For context, the S&P 500 index returned 4.4% last month.
We can probably attribute the pullback in Lithium Americas stock last month to a combination of its typical volatility and a Wall Street analyst lowering her price target. As to the former, given how fast the stock has run up over the last year (as the chart below shows), some investors likely decided to take some profits. March's 14% pullback is small relative to the stock's gain over the last year.
On March 3, shares declined about 11% following a move by Canaccord Genuity analyst Katie Lachapelle. She maintained the firm's buy rating on the stock but slightly lowered the price target to 30.5 Canadian dollars, or about $24 per share. For context, the stock closed at $14.75 on April 7.
The main takeaway: Lithium Americas didn't release any news last month that materially alters its prospects.

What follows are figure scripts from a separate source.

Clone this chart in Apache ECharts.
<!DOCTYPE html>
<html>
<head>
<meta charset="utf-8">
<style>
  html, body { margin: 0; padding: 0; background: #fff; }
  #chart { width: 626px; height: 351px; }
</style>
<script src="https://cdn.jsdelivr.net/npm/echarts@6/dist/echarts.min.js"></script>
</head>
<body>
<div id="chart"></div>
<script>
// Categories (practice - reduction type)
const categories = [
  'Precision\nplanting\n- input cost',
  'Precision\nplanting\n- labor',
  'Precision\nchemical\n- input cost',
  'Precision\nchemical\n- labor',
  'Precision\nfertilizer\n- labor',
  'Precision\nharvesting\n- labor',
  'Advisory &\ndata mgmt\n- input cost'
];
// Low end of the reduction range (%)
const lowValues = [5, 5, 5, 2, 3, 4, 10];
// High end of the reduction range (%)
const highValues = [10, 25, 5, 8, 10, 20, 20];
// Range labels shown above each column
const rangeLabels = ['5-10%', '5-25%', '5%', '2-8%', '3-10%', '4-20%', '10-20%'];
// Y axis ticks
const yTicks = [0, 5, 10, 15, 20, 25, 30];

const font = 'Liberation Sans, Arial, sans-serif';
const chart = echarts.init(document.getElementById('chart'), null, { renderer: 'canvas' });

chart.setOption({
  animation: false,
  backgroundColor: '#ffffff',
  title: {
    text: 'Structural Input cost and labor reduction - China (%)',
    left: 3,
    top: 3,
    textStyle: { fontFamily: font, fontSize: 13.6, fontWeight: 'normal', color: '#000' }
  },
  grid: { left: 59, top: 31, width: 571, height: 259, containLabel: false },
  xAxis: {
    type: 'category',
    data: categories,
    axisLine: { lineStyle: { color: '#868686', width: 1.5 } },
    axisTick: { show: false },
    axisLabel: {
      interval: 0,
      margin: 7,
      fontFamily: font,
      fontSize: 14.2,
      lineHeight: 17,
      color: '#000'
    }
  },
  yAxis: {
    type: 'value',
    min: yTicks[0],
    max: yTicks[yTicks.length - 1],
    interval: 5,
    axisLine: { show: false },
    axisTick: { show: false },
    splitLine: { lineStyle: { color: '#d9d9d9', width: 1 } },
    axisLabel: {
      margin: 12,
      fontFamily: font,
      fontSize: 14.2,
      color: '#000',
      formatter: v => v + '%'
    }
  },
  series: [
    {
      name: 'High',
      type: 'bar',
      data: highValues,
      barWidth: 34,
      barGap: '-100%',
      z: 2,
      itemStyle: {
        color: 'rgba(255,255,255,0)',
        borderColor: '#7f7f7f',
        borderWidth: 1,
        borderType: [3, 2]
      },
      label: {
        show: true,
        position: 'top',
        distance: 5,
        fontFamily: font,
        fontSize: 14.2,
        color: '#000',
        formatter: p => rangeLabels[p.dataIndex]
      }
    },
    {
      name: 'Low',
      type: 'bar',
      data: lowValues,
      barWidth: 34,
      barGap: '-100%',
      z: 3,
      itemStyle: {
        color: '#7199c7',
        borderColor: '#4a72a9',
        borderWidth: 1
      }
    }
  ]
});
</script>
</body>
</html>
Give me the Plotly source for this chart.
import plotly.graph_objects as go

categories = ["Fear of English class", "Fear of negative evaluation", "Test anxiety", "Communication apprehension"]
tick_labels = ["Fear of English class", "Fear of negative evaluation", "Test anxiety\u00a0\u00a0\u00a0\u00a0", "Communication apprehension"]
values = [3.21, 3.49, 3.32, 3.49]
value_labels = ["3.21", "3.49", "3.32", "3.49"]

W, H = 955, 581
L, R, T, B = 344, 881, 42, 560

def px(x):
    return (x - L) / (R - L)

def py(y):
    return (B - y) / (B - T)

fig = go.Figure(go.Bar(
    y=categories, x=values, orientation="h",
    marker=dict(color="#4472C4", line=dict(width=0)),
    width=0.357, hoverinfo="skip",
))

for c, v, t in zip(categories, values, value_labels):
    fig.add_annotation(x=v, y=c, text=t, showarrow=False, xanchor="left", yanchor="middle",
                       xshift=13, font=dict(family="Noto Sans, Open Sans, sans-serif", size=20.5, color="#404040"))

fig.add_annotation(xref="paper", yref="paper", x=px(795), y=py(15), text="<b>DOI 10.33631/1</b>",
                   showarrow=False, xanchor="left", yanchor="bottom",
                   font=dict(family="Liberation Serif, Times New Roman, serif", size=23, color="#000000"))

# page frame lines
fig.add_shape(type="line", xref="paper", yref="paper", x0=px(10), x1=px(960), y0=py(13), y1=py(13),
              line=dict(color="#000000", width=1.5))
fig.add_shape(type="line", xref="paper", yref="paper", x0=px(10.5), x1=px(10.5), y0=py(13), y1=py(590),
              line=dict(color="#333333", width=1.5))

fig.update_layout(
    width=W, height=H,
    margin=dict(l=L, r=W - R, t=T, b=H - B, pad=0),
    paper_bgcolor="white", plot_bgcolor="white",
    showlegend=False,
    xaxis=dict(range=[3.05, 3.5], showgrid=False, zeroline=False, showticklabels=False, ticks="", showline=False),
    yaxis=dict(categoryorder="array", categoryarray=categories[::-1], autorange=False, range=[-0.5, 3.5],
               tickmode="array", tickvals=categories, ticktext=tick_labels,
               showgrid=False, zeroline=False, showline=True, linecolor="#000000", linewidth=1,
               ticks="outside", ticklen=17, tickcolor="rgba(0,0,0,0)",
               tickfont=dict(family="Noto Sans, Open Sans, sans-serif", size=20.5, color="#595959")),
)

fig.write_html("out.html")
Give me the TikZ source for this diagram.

As I previously wrote, in January, the company's Thacker Pass lithium project in Nevada achieved a key milestone: The U.S. Bureau of Land Management issued a Record of Decision for this project following completion of the National Environmental Policy Act process. It expects to receive all remaining state permits and water-right transfers later this year.
Lithium is needed to produce the batteries that power electric vehicles (EVs). Given the powerful long-term projected growth of EVs, it's likely there'll be some winners among companies in the EV supply chain, such as those that produce or process lithium or make lithium-ion batteries.
That said, as I've previously written, Lithium Americas stock "remains speculative since the company isn't yet mining any lithium for commercial sale. So, only investors who are quite risk-tolerant should consider buying it."